|Goodnight to the princess of Technicolor
||[Nov. 1st, 2006|09:00 pm]
(roughly translated from a French obit posted at the Spaghetti Westerns messageboard)|
Tina Aumont, actress of the cinema underground, dies Saturday at 60 years.
By Philippe Azoury: Monday October 30, 2006
Tina Aumont, the cat woman, died in her sleep Saturday at dawn, in Port-Vendres, after a bout of respiratory illness. Born February 14, 1946, in Hollywood, Marie-Christine was the daughter of the extraordinary Maria Montez and Jean-Pierre Aumont. On her cradle was a poem by Jean Cocteau proclaiming the birth of "The Daughter of the Stars".
At 17 years old, after boarding school in Switzerland, she made the cover of Paris Match. There she announced her wedding with Christian Marquand (whom she met in Mégève with friends of Roger Vadim) and her film debut with director Joseph Losey in MODESTY BLAISE. "In London, I had come to greet Losey on behalf of Robert Aldrich. He asked me whether I could ride a motor bike. I found myself in the production. I could not drive a motor bike, I turned right into a wall." Perhaps almost too beautiful for those would like to describe her life as electric, she set off without the brakes on at top speed, with all the dangers, without worrying about the possible obstacles.

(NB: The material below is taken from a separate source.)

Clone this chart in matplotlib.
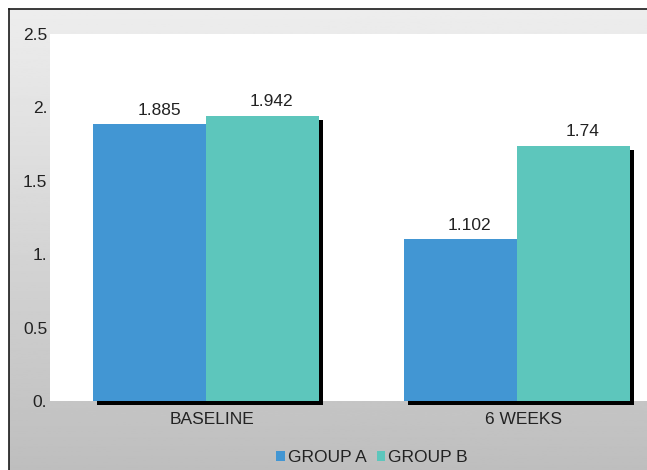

In the middle of 1966, with her incredible eyes hemmed with black kohl, and a body that seemed to fall straight of mythology ("One of the most beautiful women in the world", in the expert opinion of screenwriter Tinto Brass), Tina, again using the name Aumont after her divorce, would set fire to Cinecittà. In May 1968, partnered with Bernardo Bertolucci, she recited Roland Barthes, her eyes made up in homage to Orphée. She also was romanticaly linked to Pierre Clémenti, whom she was said to be his female counterpart. Like him, she kept company with Viva, Nico and Philippe Garrel, the psychedelic painter Frederic Pardo, Marianne Faithfull, Anita Pallenberg, the Rolling Stones, Terence Stamp, and Marlon Brando.
She was a sensual Carmen in MAN: HIS PRIDE AND HIS VENGEANCE, the spaghetti western inspired by Mérimée, with Franco Nero and Klaus Kinski. Her catch phrase: "I am not invading, but I am a presence which one cannot be unaware of." Tinto Brass (THE HOWL, SALON KITTY), Mauro Bolognini (METELLO, LA GRANDE BOURGEOISIE), Francesco Rosi (EXQUISITE CORPSES), Vincente Minnelli (A MATTER OF TIME) would also direct this underground and free Raquel Welch.
She expanded her role in Fellini's CASANOVA while portraying Casanova's true love. Rossellini portrayed her as Marie-madeleine in his film THE MESSIAH. She made some sexy films, well in the Italian "Ciné Revue" style (THE NUDE PRINCESS, THE DIVINE NYMPH) but, already busy, missed starring in SUSPIRIA, which Dario Argento offered to her. In France, Tina Aumont kept up "appearances" with the poetic direction of Philippe Garrel (LES HAUTES SOLITUDES, co-starring Jean Seberg and Nico).
In 1976, during a stay in Malaysia, it was learned she had been incarcerated in Italy for use and possession of narcotics. The same Italy which already locked up Clémenti and offered him no plea bargain. "[My heroism], it was provocation and lots of unconsciousness." She returned to France, where she ran into band of regulars at the Palace Hotel: Paquita Paquin, Edwige, Octavio, Yves Adrien and especially Alain Pacadis. Her exploits with Paca (including one, epic, in Saint-Tropez) would be documented in rich first-person accounts in the chronicle Night Clubbing de Libé.
She carried a stubborn grudge, only for Italy, in a long decade of Parisian festivals. Her voice of ash, her original allure, her dandy fatigue, her excesses, were too frightening for the French cinema of the '80's and '90's: her appearances became rare. She of the flowery skin, generous and detached: "As soon as I have a blank check, my cold style will return, a little remote. Elsewhere." Where was that, Tina?